Gordimer's stories: a stark, harsh view of South African life; Something Out There, by Nadine Gordimer. New York: Viking. 203 pp. $15.95.

We hear a lot about ''writer's block,'' an ailment that occurs frequently in movies, plays, and novels about writers. Doubtless it afflicts real writers as well, but it is particularly virulent among those who for some reason like to pass themselves off as writers without actually lowering themselves to write anything.

Nadine Gordimer provided a bracingly sensible perspective on this problem several years ago in an interview in the Paris Review. ''Sometimes,'' she said, ''when I'm writing (a novel) I get a block, and so I stop and write a short story, and that seems to get me going.'' So much for writer's block. In Gordimer's native South Africa, writer's block is more likely to occur after a writer has completed a controversial work that arouses the suspicions of the government censor.

Gordimer's fame has spread from South Africa, where some of her work has been banned, to the rest of the world, especially English-speaking countries. Like many American fiction writers, Gordimer began her career with a volume of short stories. Since then, she has divided her time between the short story (nine volumes so far) and the novel (eight).

As her remark about writer's block reveals, something about the form of the short story is congenial to the way Gordimer thinks and writes. Her novels and stories alike show an abiding interest in political and social ideas and in how ideas - and ideals - shape the lives of individuals. But if a novel like ''Burger's Daughter'' examines a woman's commitment to a political idea, Gordimer's short stories are each based upon the working out of a single controlling idea.
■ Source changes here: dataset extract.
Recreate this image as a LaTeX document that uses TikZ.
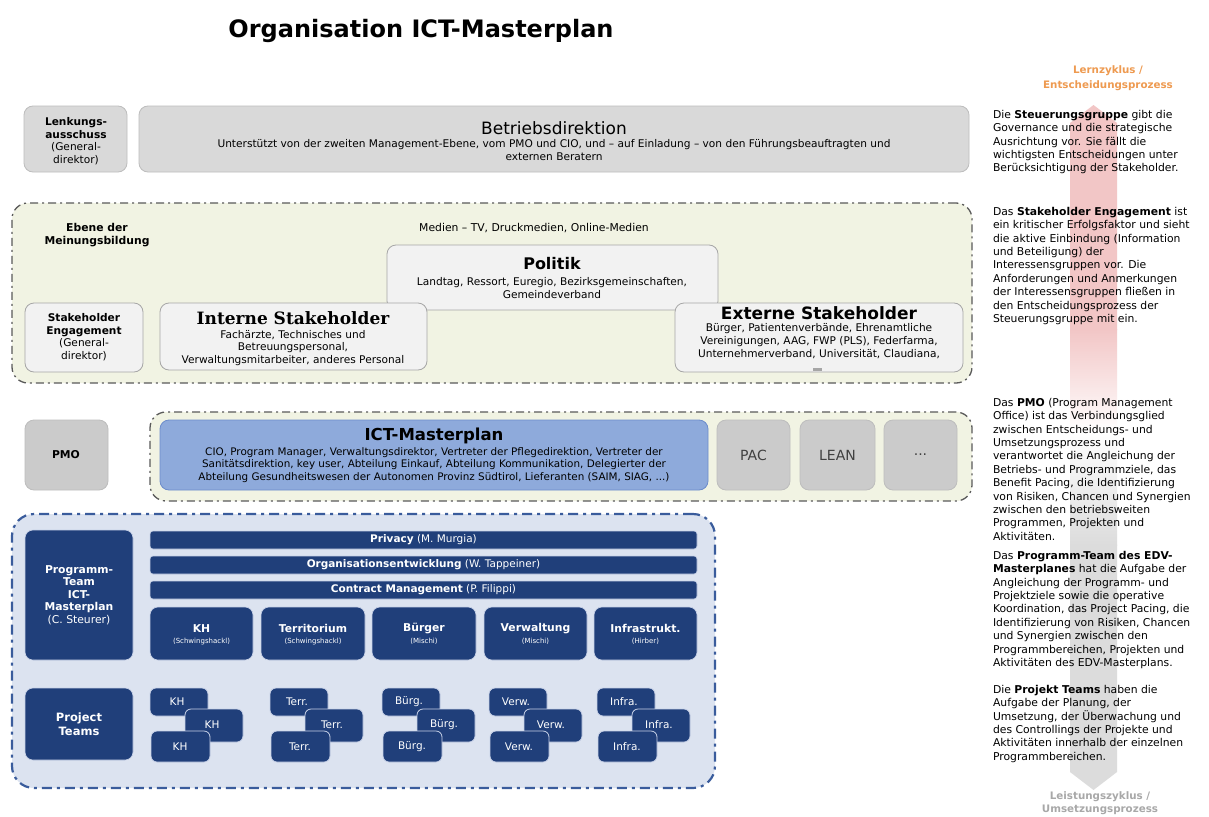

This is particularly noticeable in her latest collection of stories. The characters and actions are deliberately generalized. An African resistance hero in the story ''At the Rendezvous of Victory'' is seen not as any particular hero but as a representative type: ''... he had wintered in the unimaginable cold of countries that offer refuge and military training, gone to rich desert cities to ask for money from descendants of people who had sold Africans as slaves, and to the island where sugar-cane workers, as his mother and father had been, were now powerful enough to supply arms.''

The title, novella-length story paints with swift, sure brush strokes a cross section of South African society from policemen to revolutionaries, each individual life overshadowed by an indefinite yet ineradicable sense of ''Something Out There.''

Only in Gordimer's brilliant and very funny tour de force, ''Letter From his Father,'' which gives Kafka's parent Hermann the chance to reply to his son's devastating letter, do we hear the cantankerous and distinctive voice of an individual speaking out against the circumstances that have conspired against him.

Gordimer has characterized her own political views as ''radical'' rather than ''liberal.'' With each successive book, she seems more convinced that there is no hope for her society but a very drastic upheaval, and - radical though she is - she is not very optimistic about the consequences of such a revolution. Her fiction has grown starker over the years.

Yet in this latest volume, more strongly than ever before, Gordimer not only expresses a pessimism about political and social conditions in South Africa, but she also gives voice to a far more universal sadness about life in general. From the hopelessness of the dying woman in ''Terminal'' to the vain hopes and ambitions of a pair of lovers who wrongly believed they would be remembered after their deaths (''Rags and Bones''), the theme of each and every story in this volume is diminishment.

Gordimer is as courageous in recording this more personal feeling of sadness and loss as she has been in speaking out about political conditions in South Africa.